Here, you be the judge:


(Okay, she literally has a bag in this picture, but that's not why I thought of her as a "bag lady.")

Here was this woman -- perhaps the second most powerful person at Vogue, who produces the majority of the photo shoots -- wearing no makeup whatsoever, with bedraggled long hair that's not in any particular style, and dressing in frumpy monochrome, at one point even appearing on screen in a tee-shirt. (Heaven forbid!) What's more, she's pushing 70. (Coddington was born in 1941, though wikipedia does not have the exact date.) It went against everything I thought I knew about Vogue that this woman would still be employed, let alone wield the kind of power she wields, when she seems to care so little about personally embodying all the things her magazine embodies.

Of course, I got zapped on this one too. I went on to discover that Coddington had started out as a model, but had to stop modeling after a car accident in which her face slammed against the windshield. My wife had much more charitably pointed out that you could still see beauty in her bone structure, and in fact, the younger pictures of her modeling proved that she was, indeed, quite stunning at one point.

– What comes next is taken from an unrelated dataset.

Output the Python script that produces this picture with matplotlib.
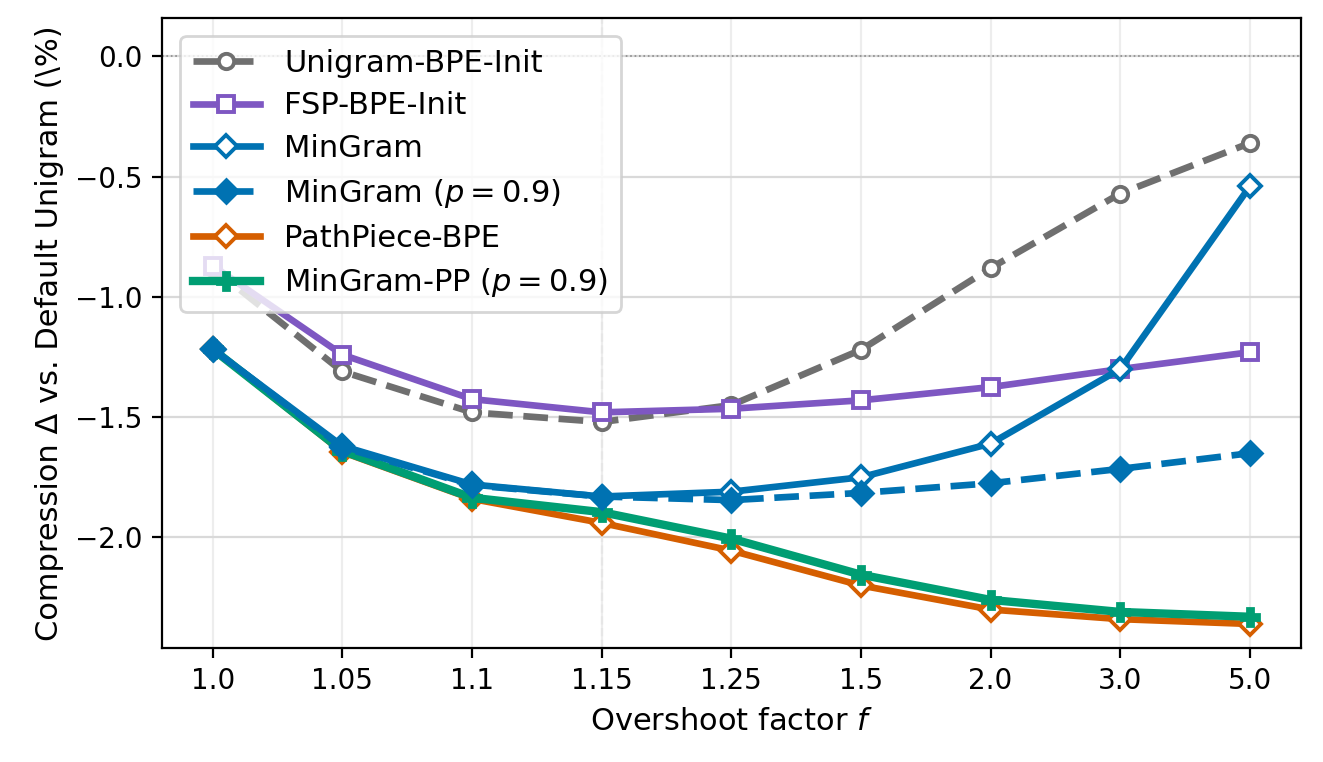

Coddington as we see her now -- at the height of her artistic and creative powers, and not giving a flip about how anyone sees her beyond that -- made me really admire her, and made me feel all the more frustrated with Wintour when Wintour cuts some of her best work from the issue. Even though there are very few parts of The September Issue that one would consider moving, or even very substantive at all, Coddington's disappointment with being overruled by her editor-in-chief was one of them. She may not be a "looker" per se anymore, but this woman's ability to forge one of the most impressive resumes in fashion publishing history, after starting out as "merely" a pretty face, is a thing of true beauty -- and one of the only really inspiring parts of an otherwise surface-level and fairly superficial film.

Talk about a brilliant career.

The young Judy Davis and the old Grace Coddington gave me something to really think about. I'll try not to be so quick, in the future, to decide who's beautiful and who isn't, and for what reasons.

2 comments:

Ryan McNeil said...

Of course the biggest difference between Coddington and Wintour is in what they do. Anna basically acts as a critic at large...dictating to the world what is and is not fashion.

Coddington on the other hand has a creative vision, and maps out some of the publishing world's most stunning images. She doesn't just sit back and give thumb's up or thumb's down - she brings together all the elements of design and lets the work (the subject matter and the image itself) speak for itself.

Glad you got to see this one - it's a very engaging doc!

Derek Armstrong said...

Hatter,

Yeah, I thought it was reasonably engaging, but I also don't think it contained very many surprises. My comment to my wife afterward was "Yup, that's pretty much what I thought putting together this magazine would be like." Maybe it's just that The Devil Wears Prada got pretty close to being right on it, and I had already seen that. I did think it was funny that Wintour's daughter openly disses her mother's entire career, essentially.